Unless you have some personal experience with foster care, you're probably not particularly aware of how the system works... or doesn't work. I've been guilty of this myself: All I really knew was that a foster home was a temporary version of an adoptive home (not strictly true, as it turns out). Of course I'd heard horror stories about terrible foster parents and kids slipping through the cracks, but I'd also heard success stories of selflessness and strength. But what about all the families in the middle? And how many kids are in foster care, anyway?
What's more important than the actual number, perhaps, is the fact that there are more foster kids than there are willing foster parents (or resources) to care for them. The shortage of foster parents in recent years has become a crisis in many states; in Texas, some children have even been forced to sleep in child welfare offices, as The Huffington Post reported. The combination of an increase of kids entering the system and the high turnover rate of foster parents (30 percent to 50 percent) means that not only is there a lack of homes, but children end up getting bounced from one family to another to another.
The numbers are staggering: Over 437,000 children and youth are in foster care, according to the American Society for the Positive Care of Children, and 45 percent of foster children live in non-relative foster family homes. As for the rest, 32 percent live in relative foster family homes, 23 percent live in institutions, group homes, trial and pre-adoptive homes, and 118,000 children and youth are waiting to be adopted. Why so many? A 2017 report from the Administration for Children and Families of the Department of Health and Human Service which demonstrated an increase in the number of foster children for four years in a row pointed to rising rates of parental substance abuse as a major cause.
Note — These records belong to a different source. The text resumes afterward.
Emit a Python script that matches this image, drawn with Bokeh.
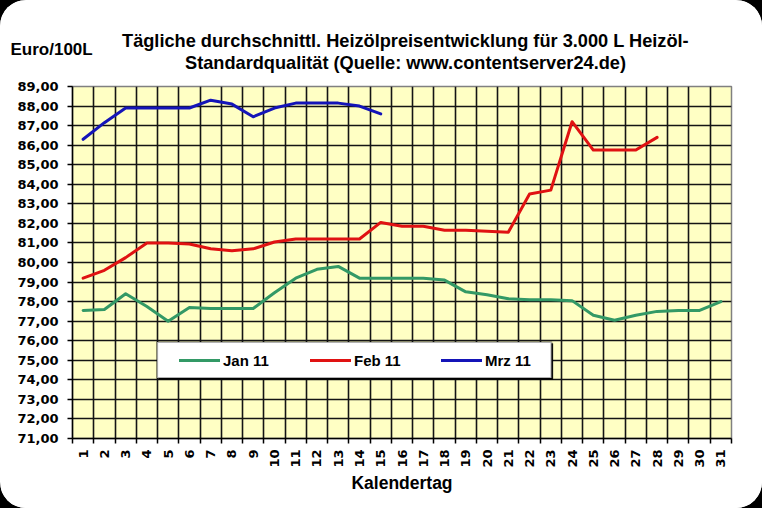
import numpy as np
from bokeh.plotting import figure
from bokeh.layouts import column
from bokeh.models import (Range1d, FixedTicker, Legend, LegendItem, Label, BoxAnnotation)
from bokeh.embed import file_html
from bokeh.resources import INLINE

# ---------------- data ----------------
days = list(range(1, 32))
x_tick_labels = [str(d) for d in days]

jan_11 = [77.55, 77.6, 78.4, 77.75, 77.0, 77.7, 77.65, 77.65, 77.65, 78.45,
          79.2, 79.65, 79.8, 79.2, 79.2, 79.2, 79.2, 79.1, 78.5, 78.35,
          78.15, 78.1, 78.1, 78.05, 77.3, 77.05, 77.3, 77.5, 77.55, 77.55, 78.0]
feb_11 = [79.2, 79.6, 80.25, 81.0, 81.0, 80.95, 80.7, 80.6, 80.7, 81.05,
          81.2, 81.2, 81.2, 81.2, 82.05, 81.85, 81.85, 81.65, 81.65, 81.6,
          81.55, 83.5, 83.7, 87.2, 85.75, 85.75, 85.75, 86.4]
mrz_11 = [86.3, 87.15, 87.9, 87.9, 87.9, 87.9, 88.3, 88.1, 87.45, 87.9,
          88.15, 88.15, 88.15, 88.0, 87.6]

series_names = ["Jan 11", "Feb 11", "Mrz 11"]
series_values = [jan_11, feb_11, mrz_11]
series_colors = ["#339966", "#E01212", "#1414B8"]

y_ticks = list(range(71, 90))
y_tick_labels = [f"{v},00" for v in y_ticks]

title_line1 = "Tägliche durchschnittl. Heizölpreisentwicklung für 3.000 L Heizöl-"
title_line2 = "Standardqualität (Quelle: www.contentserver24.de)"
y_unit_text = "Euro/100L"
x_title = "Kalendertag"

W = 762
HEAD_H = 80
lab_font = "Liberation Sans"

# ---------------- header (title texts) ----------------
head = figure(width=W, height=HEAD_H, x_range=Range1d(0, W), y_range=Range1d(HEAD_H, 0),
              min_border=0, output_backend="svg", toolbar_location=None,
              background_fill_color="white", border_fill_color="white",
              outline_line_color=None, frame_align=False)
head.axis.visible = False
head.grid.visible = False
for txt, xx, yy, align, size in [(title_line1, 405, 40.5, "center", "18.2px"),
                                 (title_line2, 405, 62.8, "center", "18.2px"),
                                 (y_unit_text, 10, 49, "left", "17px")]:
    head.add_layout(Label(x=xx, y=yy, text=txt, text_align=align,
                          text_baseline="alphabetic", text_font=lab_font,
                          text_color="black", text_font_style="bold",
                          text_font_size=size))

# ---------------- main chart ----------------
p = figure(frame_width=659, frame_height=352,
           min_border_left=72, min_border_right=31,
           min_border_top=6, min_border_bottom=70,
           x_range=Range1d(0.5, 31.5), y_range=Range1d(71, 89),
           output_backend="svg", toolbar_location=None,
           background_fill_color="#FFFFC4", border_fill_color="white",
           outline_line_color="#808080", outline_line_width=1.5,
           frame_align=False)

boundaries = [d + 0.5 for d in range(0, 32)]

p.xgrid.ticker = FixedTicker(ticks=boundaries)
p.ygrid.ticker = FixedTicker(ticks=y_ticks)
for g in (p.xgrid, p.ygrid):
    g.grid_line_color = "#141414"
    g.grid_line_width = 1.6

xa = p.xaxis[0]
xa.ticker = FixedTicker(ticks=days, minor_ticks=boundaries)
xa.major_label_overrides = {d: lab for d, lab in zip(days, x_tick_labels)}
xa.major_label_orientation = np.pi / 2
xa.major_tick_line_color = None
xa.major_tick_out = 5
xa.major_tick_in = 0
xa.minor_tick_line_color = "black"
xa.minor_tick_line_width = 1.5
xa.minor_tick_out = 5
xa.minor_tick_in = 0
xa.major_label_standoff = 6
xa.axis_line_color = "black"
xa.axis_line_width = 1.5
xa.axis_label = x_title
xa.axis_label_text_font = lab_font
xa.axis_label_text_font_style = "bold"
xa.axis_label_text_font_size = "17.5px"
xa.axis_label_text_color = "black"
xa.axis_label_standoff = 2

ya = p.yaxis[0]
ya.ticker = FixedTicker(ticks=y_ticks)
ya.major_label_overrides = {v: lab for v, lab in zip(y_ticks, y_tick_labels)}
ya.major_tick_out = 5
ya.major_tick_in = 0
ya.major_tick_line_width = 1.5
ya.minor_tick_line_color = None
ya.major_label_standoff = 9
ya.axis_line_color = "black"
ya.axis_line_width = 1.5

for ax in (xa, ya):
    ax.major_label_text_font = "DejaVu Sans"
    ax.major_label_text_font_style = "bold"
    ax.major_label_text_font_size = "13px"
    ax.major_label_text_color = "black"

# legend box (white with black border and slight shadow)
shadow = BoxAnnotation(left=4.55, right=23.1, top=75.86, bottom=74.02,
                       fill_color="black", fill_alpha=1, line_color="black")
box = BoxAnnotation(left=4.48, right=23.03, top=75.93, bottom=74.09,
                    fill_color="white", fill_alpha=1,
                    line_color="black", line_width=2)
p.add_layout(shadow)
p.add_layout(box)

items = []
for name, vals, col in zip(series_names, series_values, series_colors):
    r = p.line(days[:len(vals)], vals, line_color=col, line_width=3,
               line_join="round", line_cap="round")
    items.append(LegendItem(label=name, renderers=[r]))

legend = Legend(items=items, orientation="horizontal", location=(99, 60),
                padding=8, margin=0, spacing=27, glyph_width=41,
                glyph_height=20, label_height=20, label_width=60,
                label_standoff=3, background_fill_alpha=0, border_line_alpha=0,
                label_text_font=lab_font, label_text_color="black",
                label_text_font_style="bold", label_text_font_size="15px")
p.add_layout(legend, "center")

page = column(head, p, spacing=0,
              styles={"border-radius": "26px", "overflow": "hidden",
                      "box-shadow": "0 0 0 40px black",
                      "background-color": "white"})

open("out.html", "w").write(file_html(page, INLINE))
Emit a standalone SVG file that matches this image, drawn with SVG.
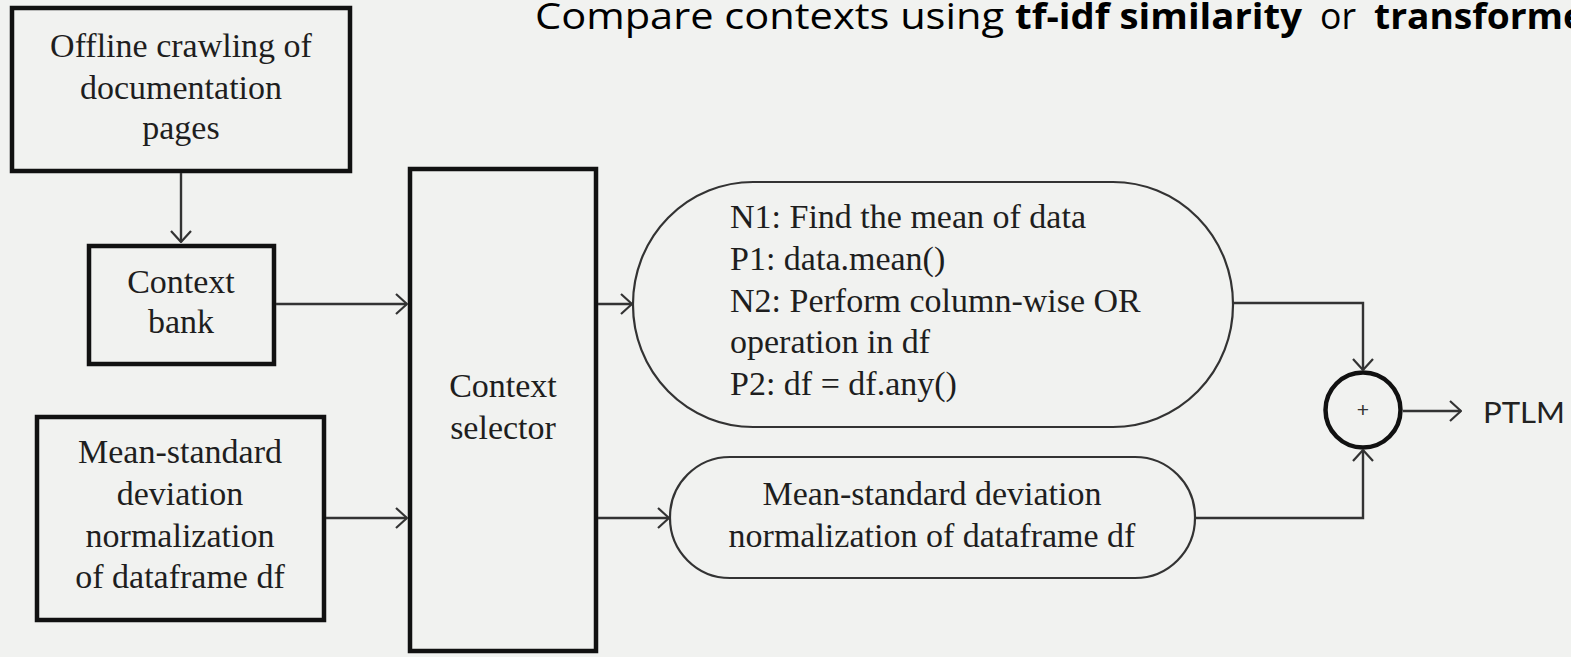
<svg xmlns="http://www.w3.org/2000/svg" width="1571" height="657" viewBox="0 0 1571 657">
<style>
.bg{fill:#f1f2f0}
.box{fill:none;stroke:#111;stroke-width:4.5}
.pill{fill:none;stroke:#333;stroke-width:2.2}
.conn{fill:none;stroke:#333;stroke-width:2.4}
.serif{font-family:"Liberation Serif","Times New Roman",serif;font-size:34px;fill:#1e1e1e}
.mid{text-anchor:middle}
.title{font-family:"Open Sans","Liberation Sans",sans-serif;font-size:36px;fill:#000}
.b{font-weight:bold}
</style>
<defs>
<marker id="arr" viewBox="0 0 13 22" refX="12" refY="11" markerWidth="13" markerHeight="22" markerUnits="userSpaceOnUse" orient="auto">
<path d="M1,1 L12,11 L1,21" fill="none" stroke="#333" stroke-width="2.2"/>
</marker>
</defs>
<rect class="bg" x="0" y="0" width="1571" height="657"/>

<g id="title">
<text class="title" x="535" y="29" textLength="469" lengthAdjust="spacingAndGlyphs">Compare contexts using</text>
<text class="title b" x="1015" y="29" textLength="287" lengthAdjust="spacingAndGlyphs">tf-idf similarity</text>
<text class="title" x="1320" y="29" textLength="36" lengthAdjust="spacingAndGlyphs">or</text>
<text class="title b" x="1374" y="29" textLength="211" lengthAdjust="spacingAndGlyphs">transforme</text>
</g>

<g id="offline">
<rect class="box" x="12" y="8" width="338" height="163"/>
<text class="serif mid" x="181" y="57">Offline crawling of</text>
<text class="serif mid" x="181" y="99">documentation</text>
<text class="serif mid" x="181" y="139">pages</text>
</g>

<g id="context-bank">
<rect class="box" x="89" y="246" width="185" height="118"/>
<text class="serif mid" x="181" y="293">Context</text>
<text class="serif mid" x="181" y="333">bank</text>
</g>

<g id="normalization">
<rect class="box" x="37" y="417" width="287" height="203"/>
<text class="serif mid" x="180" y="463">Mean-standard</text>
<text class="serif mid" x="180" y="505">deviation</text>
<text class="serif mid" x="180" y="547">normalization</text>
<text class="serif mid" x="180" y="588">of dataframe df</text>
</g>

<g id="context-selector">
<rect class="box" x="410" y="169" width="186" height="482"/>
<text class="serif mid" x="503" y="397">Context</text>
<text class="serif mid" x="503" y="439">selector</text>
</g>

<g id="examples">
<rect class="pill" x="633" y="182" width="600" height="245" rx="120" ry="122"/>
<text class="serif" x="730" y="228">N1: Find the mean of data</text>
<text class="serif" x="730" y="270">P1: data.mean()</text>
<text class="serif" x="730" y="312">N2: Perform column-wise OR</text>
<text class="serif" x="730" y="353">operation in df</text>
<text class="serif" x="730" y="395">P2: df = df.any()</text>
</g>

<g id="query">
<rect class="pill" x="670" y="457" width="525" height="121" rx="60" ry="60"/>
<text class="serif mid" x="932" y="505">Mean-standard deviation</text>
<text class="serif mid" x="932" y="547">normalization of dataframe df</text>
</g>

<g id="sum">
<circle cx="1363" cy="410" r="37.5" fill="none" stroke="#111" stroke-width="4.5"/>
<text x="1363" y="417" text-anchor="middle" font-family="Liberation Sans, Arial, sans-serif" font-size="21" fill="#333">+</text>
</g>

<g id="ptlm">
<text x="1483" y="423" font-family="Lato, 'Open Sans', sans-serif" font-size="29" fill="#222" textLength="82" lengthAdjust="spacingAndGlyphs">PTLM</text>
</g>

<g id="connectors">
<path class="conn" d="M181,173 V242" marker-end="url(#arr)"/>
<path class="conn" d="M276,304 H407" marker-end="url(#arr)"/>
<path class="conn" d="M326,518 H407" marker-end="url(#arr)"/>
<path class="conn" d="M598,304 H632" marker-end="url(#arr)"/>
<path class="conn" d="M598,518 H669" marker-end="url(#arr)"/>
<path class="conn" d="M1233,303 H1363 V370" marker-end="url(#arr)"/>
<path class="conn" d="M1195,518 H1363 V450" marker-end="url(#arr)"/>
<path class="conn" d="M1403,411 H1461" marker-end="url(#arr)"/>
</g>
</svg>
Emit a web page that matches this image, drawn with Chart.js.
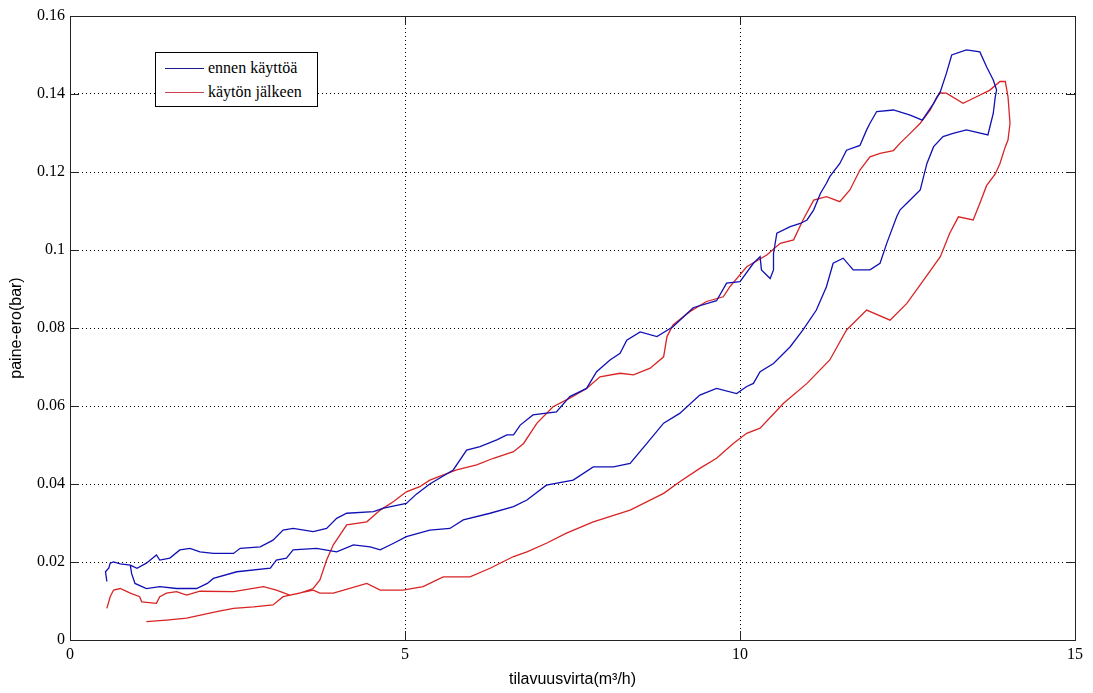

Tragically, however, neglect is the number one reason why children are removed from their biological families, according to the ASPCC.
The shortage of homes for these children, meanwhile, can be attributed to a variety of factors. Potential foster parents face an incredible amount of hurdles, including financial challenges. As foster mom Emily Westbrooks wrote for a previous Romper article, foster care does not pay well:
"Families in Texas will be paid by the state about $675 per month, per child. And that payment is to cover food, daycare, clothes, diapers and wipes, and school supplies. Many foster children arrive only with the clothes on their backs, so it's not as though you can make it work with what they have."
Others who consider foster parenting as a means to the eventual end of adoption might be disappointed to learn that the goal of foster care is almost always reunification with a biological parent or family member, Westbrooks wrote. Not everyone can handle the heartbreak of getting attached to a child only to say goodbye, especially when they're not certain how well cared for that child will be with his or her biological family.
Still, other prospective foster parents might worry that they're not equipped to handle the likelihood that their foster child or children could have problems beyond their scope. A study published in the journal Pediatrics found that foster kids are six times as likely as other children to have behavioral issues. Nathan Fox, director of the Child Development Laboratory at the University of Maryland, told The Washington Post that these problems can “range all over the place, depending on the kid and what happened to them previously.” While some kids can be physically aggressive or disruptively uncooperative, others might have trouble with anxiety, depression, or impulse control.
“Kids who experience abuse or neglect have behavioral problems which are ultimately associated with the development of psychiatric problems,” Fox said.
The fact is, foster care will be a necessity forever. Even if no parent ever neglected their child again or used drugs again, children would still be orphaned. So while, as a society, it's important that we find ways to support parents and decrease the number of kids entering the system, it's just as important that we work to improve foster care... because children will always need it.